Large corporate clients, said Rugg, are not looking for single-bank solutions but systems that work seamlessly across financial institutions. “No one wants just a Citi token,” she said. “They want that multi-bank aspect of it.”
The comment reflects a core challenge in the push to bring blockchain-based payments into mainstream finance. While banks have begun issuing tokenized deposits and building internal platforms, many of those systems operate within closed networks.
For global companies, that approach falls short. Rugg said Citi’s clients often manage “hundreds, if not thousands of bank accounts across multiple banks globally,” creating complexity in moving money for payroll, suppliers and investments.

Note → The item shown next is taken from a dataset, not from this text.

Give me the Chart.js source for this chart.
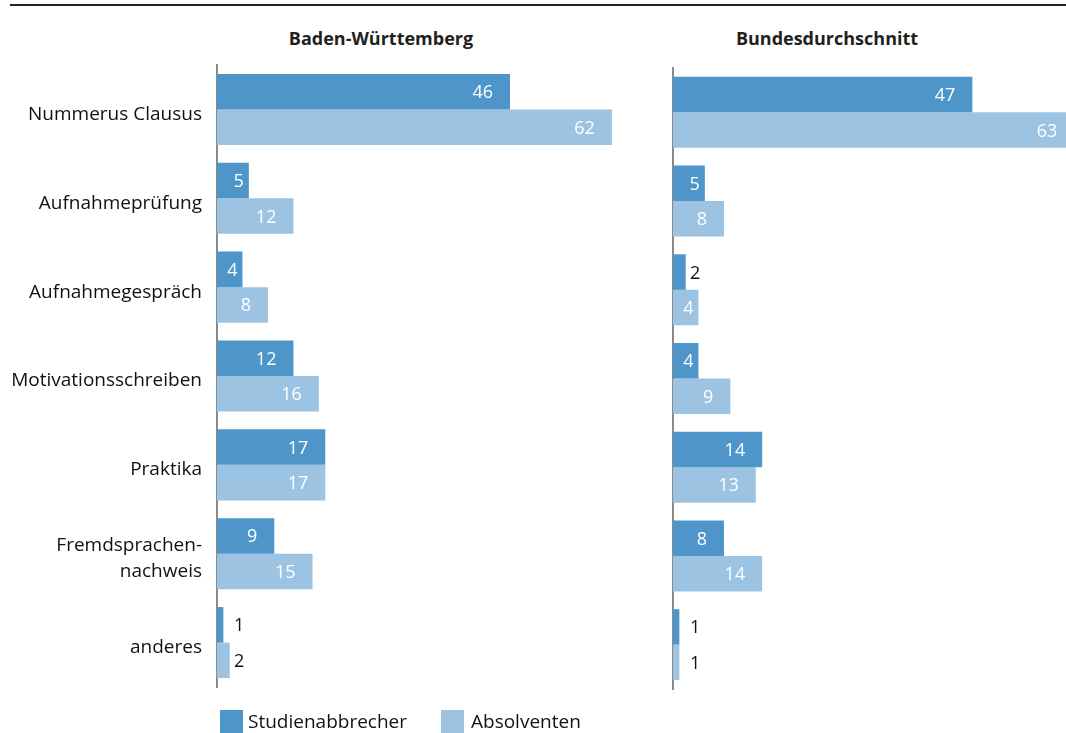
<!DOCTYPE html>
<html lang="de">
<head>
<meta charset="utf-8">
<title>Zulassungsvoraussetzungen</title>
<script src="https://cdn.jsdelivr.net/npm/chart.js@4.4.1/dist/chart.umd.min.js"></script>
<style>
	html, body { margin: 0; padding: 0; width: 1066px; height: 733px; overflow: hidden; background: #fff; }
	body { position: relative; font-family: "Open Sans", sans-serif; color: #111; }
	.rule { position: absolute; left: 10px; top: 4px; width: 1056px; height: 1.5px; background: #222; }
	.panel-title { position: absolute; top: 29px; width: 400px; text-align: center; font-size: 18px; line-height: 18px; font-weight: 700; color: #231f20; }
	.chart-box { position: absolute; top: 0; height: 733px; }
	.legend-item { position: absolute; top: 712px; font-size: 19px; line-height: 19px; color: #111; }
	.legend-box { position: absolute; top: 710px; width: 23px; height: 23px; }
</style>
</head>
<body>
<div class="rule"></div>
<div class="panel-title" style="left: 181px;">Baden-Württemberg</div>
<div class="panel-title" style="left: 627px;">Bundesdurchschnitt</div>

<div class="chart-box" style="left: 0; width: 640px;"><canvas id="chartLeft"></canvas></div>
<div class="chart-box" style="left: 663px; width: 424px;"><canvas id="chartRight"></canvas></div>

<div class="legend-box" style="left: 220px; background: #4e96c9;"></div>
<div class="legend-item" style="left: 248px;">Studienabbrecher</div>
<div class="legend-box" style="left: 441px; background: #9cc3e2;"></div>
<div class="legend-item" style="left: 471px;">Absolventen</div>

<script>
	// categories
	var categories = [
		'Nummerus Clausus',
		'Aufnahmeprüfung',
		'Aufnahmegespräch',
		'Motivationsschreiben',
		'Praktika',
		['Fremdsprachen-', 'nachweis'],
		'anderes'
	];

	// Baden-Württemberg (in %)
	var bwAbbrecher = [46, 5, 4, 12, 17, 9, 1];
	var bwAbsolventen = [62, 12, 8, 16, 17, 15, 2];

	// Bundesdurchschnitt (in %)
	var bundAbbrecher = [47, 5, 2, 4, 14, 8, 1];
	var bundAbsolventen = [63, 8, 4, 9, 13, 14, 1];

	var seriesNames = ['Studienabbrecher', 'Absolventen'];
	var xMax = 65;

	var darkBlue = '#4e96c9';
	var lightBlue = '#9cc3e2';
	var fontFamily = '"Open Sans", sans-serif';

	// value labels: right aligned inside the bar, outside for very short bars
	var valueLabels = {
		id: 'valueLabels',
		afterDatasetsDraw: function (chart) {
			var ctx = chart.ctx;
			ctx.save();
			ctx.font = '18px ' + fontFamily;
			ctx.textAlign = 'left';
			ctx.textBaseline = 'alphabetic';
			chart.data.datasets.forEach(function (ds, di) {
				var meta = chart.getDatasetMeta(di);
				meta.data.forEach(function (bar, i) {
					var value = ds.data[i];
					var text = String(value);
					var w = ctx.measureText(text).width;
					var start = bar.base;
					var end = bar.x;
					var len = end - start;
					var x;
					if (value >= 4) {
						ctx.fillStyle = '#ffffff';
						if (len - 17 - w >= 10) x = end - 17 - w;
						else x = end - 5 - w;
					} else {
						ctx.fillStyle = '#111';
						x = start + 17;
					}
					ctx.fillText(text, x, bar.y + 6.5);
				});
			});
			ctx.restore();
		}
	};

	var makeDatasets = function (first, second) {
		return [
			{ label: seriesNames[0], data: first, backgroundColor: darkBlue },
			{ label: seriesNames[1], data: second, backgroundColor: lightBlue }
		];
	};

	var makeOptions = function (showLabels, padding) {
		return {
			indexAxis: 'y',
			responsive: true,
			maintainAspectRatio: false,
			animation: false,
			layout: { padding: padding },
			datasets: {
				bar: { categoryPercentage: 0.8, barPercentage: 1.0 }
			},
			plugins: {
				legend: { display: false },
				tooltip: { enabled: false }
			},
			scales: {
				x: {
					display: false,
					min: 0,
					max: xMax
				},
				y: {
					grid: { display: false, drawTicks: false },
					border: { display: true, color: '#8a8a8a', width: 2 },
					ticks: {
						display: showLabels,
						padding: 15,
						labelOffset: 5,
						color: '#111',
						font: { family: fontFamily, size: 19, lineHeight: 1.4 }
					},
					afterFit: function (scale) {
						scale.width = showLabels ? 217 : 0;
					}
				}
			}
		};
	};

	new Chart(document.getElementById('chartLeft'), {
		type: 'bar',
		data: { labels: categories, datasets: makeDatasets(bwAbbrecher, bwAbsolventen) },
		options: makeOptions(true, { top: 65, bottom: 46, left: 0, right: 9 }),
		plugins: [valueLabels]
	});

	new Chart(document.getElementById('chartRight'), {
		type: 'bar',
		data: { labels: categories, datasets: makeDatasets(bundAbbrecher, bundAbsolventen) },
		options: makeOptions(false, { top: 68, bottom: 44, left: 10, right: 0 }),
		plugins: [valueLabels]
	});
</script>
</body>
</html>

Those clients are increasingly asking for real-time capabilities. In a survey Citi conducted several years ago, Rugg said the response was “basically unanimous” that faster, always-on payments were a top priority.
Blockchain technology offers one path to that goal, but only if systems can connect. Citi has built its own tokenized platform and linked it to its broader banking network, including a 24/7 U.S. dollar clearing system with more than 300 banks. Still, Rugg emphasized that internal upgrades alone are not enough.
“This is another tool in the toolkit,” she said, adding that banks must also modernize traditional infrastructure and connect it with digital systems.
The broader industry faces fragmentation. A growing number of banks, fintech firms and crypto projects are building separate networks, often using different standards. That risks recreating the same inefficiencies blockchain aims to fix.
Rugg contended that shared infrastructure — built “for the industry, by the industry” — will be key to scaling tokenized finance, citing models such as Swift’s global messaging network.
At the same time, regulation remains a constraint. Large banks require clear legal frameworks before rolling out new products. “Unless it is 100% permissible, we are not going to do that,” Rugg said.